Wednesday, September 3, 2008

22 Worst James Bond Movies Part 2


Trailer for the 1996 VHS box sets

14. The man with the Golden Gun
This is the one with the midget and christopher lee, right? Yep, that's the one, and its kinda crap. Not really bad, but just enough into the Moore-era Bond to seem pretty laughable. Oh, and Lee's villian, Scaramanga has a third nipple.
13. The Spy Who Loved Me
This is one of Roger Moore's better films, despite not being as memorable as Moonraker of Live and Let Die. Although it does feature a car with submarine mode, a feature only appreciate by the überüber-rich and super-spies alike.

12. From Russia with Love
Now don't get me wrong, there are a lot of reasons to place From Russia With Love higher on this list, and its got a lot of good qualities.
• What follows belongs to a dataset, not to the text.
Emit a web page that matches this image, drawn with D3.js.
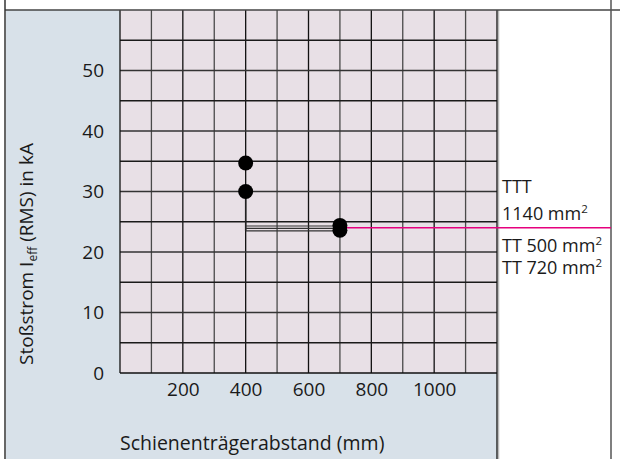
<!DOCTYPE html>
<html>
<head>
<meta charset="utf-8">
<script src="https://cdn.jsdelivr.net/npm/d3@7"></script>
<style>
  body { margin: 0; background: #fff; }
  text { font-family: "Open Sans", sans-serif; fill: #1a1a1a; }
</style>
</head>
<body>
<svg width="620" height="459"></svg>
<script>
// data
const xTicks = [200, 400, 600, 800, 1000];
const yTicks = [0, 10, 20, 30, 40, 50];
const pointX = [400, 400, 700, 700];
const pointY = [34.7, 30, 24.4, 23.6];
const linkY = [24.3, 23.9, 23.5];       // the three thin lines from 400 to 700
const pinkY = 24;                        // TTT 1140 mm2 limit
const labels = [
  {t: "TTT", sup: ""},
  {t: "1140 mm", sup: "2"},
  {t: "TT 500 mm", sup: "2"},
  {t: "TT 720 mm", sup: "2"}
];

const svg = d3.select('svg');
const W = +svg.attr('width'), H = +svg.attr('height');

const x = d3.scaleLinear().domain([0, 1200]).range([120, 497]);
const y = d3.scaleLinear().domain([0, 60]).range([373, 10]);

// panels
svg.append('rect').attr('x', 6).attr('y', 10).attr('width', 491).attr('height', H - 10)
  .attr('fill', '#d8e1e9');
svg.append('rect').attr('x', x(0)).attr('y', y(60)).attr('width', x(1200) - x(0)).attr('height', y(0) - y(60))
  .attr('fill', '#e8e0e6');

// grid
const g = svg.append('g');
g.selectAll('.vx').data(d3.range(100, 1200, 100)).enter().append('line')
  .attr('x1', d => x(d)).attr('x2', d => x(d)).attr('y1', y(60)).attr('y2', y(0))
  .attr('stroke', d => d % 200 === 0 ? '#111' : '#4a4a4a').attr('stroke-width', 1.3);
g.selectAll('.hy').data(d3.range(5, 60, 5)).enter().append('line')
  .attr('x1', x(0)).attr('x2', x(1200)).attr('y1', d => y(d)).attr('y2', d => y(d))
  .attr('stroke', d => d % 10 === 0 ? '#333' : '#1a1a1a').attr('stroke-width', 1.3);
// grid border
g.append('line').attr('x1', x(0)).attr('x2', x(0)).attr('y1', y(60)).attr('y2', y(0)).attr('stroke', '#111').attr('stroke-width', 1.3);
g.append('line').attr('x1', x(0)).attr('x2', x(1200)).attr('y1', y(0)).attr('y2', y(0)).attr('stroke', '#111').attr('stroke-width', 1.3);
g.append('line').attr('x1', x(1200) + 1.5).attr('x2', x(1200) + 1.5).attr('y1', 10).attr('y2', H).attr('stroke', '#bbb').attr('stroke-width', 1.5);
g.append('line').attr('x1', x(1200)).attr('x2', x(1200)).attr('y1', 10).attr('y2', H).attr('stroke', '#111').attr('stroke-width', 1.3);

// outer frame
svg.append('line').attr('x1', 5).attr('x2', W).attr('y1', 10).attr('y2', 10).attr('stroke', '#444').attr('stroke-width', 1.5);
svg.append('line').attr('x1', 5).attr('x2', 5).attr('y1', 0).attr('y2', H).attr('stroke', '#333').attr('stroke-width', 1.5);
svg.append('line').attr('x1', 611).attr('x2', 611).attr('y1', 0).attr('y2', H).attr('stroke', '#555').attr('stroke-width', 1.5);

// axes (labels only)
const xAxis = svg.append('g').attr('transform', `translate(0,${y(0)})`)
  .call(d3.axisBottom(x).tickValues(xTicks).tickFormat(d3.format('d')).tickSize(0).tickPadding(9.5));
const yAxis = svg.append('g').attr('transform', `translate(${x(0)},0)`)
  .call(d3.axisLeft(y).tickValues(yTicks).tickFormat(d3.format('d')).tickSize(0).tickPadding(16));
[xAxis, yAxis].forEach(a => {
  a.select('.domain').remove();
  a.selectAll('text').attr('font-size', 19).attr('font-family', '"Open Sans", sans-serif').attr('fill', '#1a1a1a');
});

// axis titles
svg.append('text').attr('x', 120).attr('y', 450).attr('font-size', 19.5)
  .text('Schienenträgerabstand (mm)');
const yt = svg.append('text').attr('transform', 'translate(33,254) rotate(-90)')
  .attr('text-anchor', 'middle').attr('font-size', 19);
yt.append('tspan').text('Stoßstrom I');
yt.append('tspan').attr('font-size', 12).attr('dy', 4).text('eff');
yt.append('tspan').attr('dy', -4).text(' (RMS) in kA');

// connecting lines
const lines = svg.append('g');
lines.append('line').attr('x1', x(400)).attr('x2', x(400)).attr('y1', y(30)).attr('y2', y(d3.min(linkY)))
  .attr('stroke', '#222').attr('stroke-width', 1.5);
lines.selectAll('.lk').data(linkY).enter().append('line')
  .attr('x1', x(400)).attr('x2', x(700)).attr('y1', d => y(d)).attr('y2', d => y(d))
  .attr('stroke', '#333').attr('stroke-width', 1.2);
lines.append('line').attr('x1', x(700)).attr('x2', 611).attr('y1', y(pinkY)).attr('y2', y(pinkY))
  .attr('stroke', '#e6007e').attr('stroke-width', 1.5);

// points
svg.selectAll('.pt').data(pointX.map((d, i) => [d, pointY[i]])).enter().append('circle')
  .attr('cx', d => x(d[0])).attr('cy', d => y(d[1])).attr('r', 7.5).attr('fill', '#000');

// right labels
const labY = [193, 220, 252, 274];
labels.forEach((l, i) => {
  const t = svg.append('text').attr('x', 502).attr('y', labY[i]).attr('font-size', 18);
  t.append('tspan').text(l.t);
  if (l.sup) t.append('tspan').attr('font-size', 11.5).attr('dy', -7).text(l.sup);
});
</script>
</body>
</html>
But for me, the sillier James Bond is tops, and this cold war espionage tale can get a bit grating.

11. Diamonds Are Forever
Ahh, the return of Sean Connery after a disastrous turn from George Lazenby. 007 seems disinterested in the overly-ambitious plot and punctuations of over-the-top silliness that would soon become a staple of the series.
10. For Your eyes Only
I remember For Your Eyes Only being the first James Bond movie I watched a lot when I was a kid. For some reason this is the only one we owned on vhs before the box sets came out, maybe because the amount of skiing in it--but I can't be sure. Something about a greek shipping heir and him visiting his wife's grave. Snore.
9. A View To A Kill
This one has Christopher Walken acting extra crazy as a blonde in this post-Deer Hunter role with also-creepy Grace Jones as his sidekick. I can't really remember the specifics of the plot of this one, but I'm sure it has lots of explosions and shit to keep you midly entertained for 90 minutes. Too bad like most Bond flick this runs around 2 hours, leaving 30 minutes to sit on your hands (or dick around on the internets).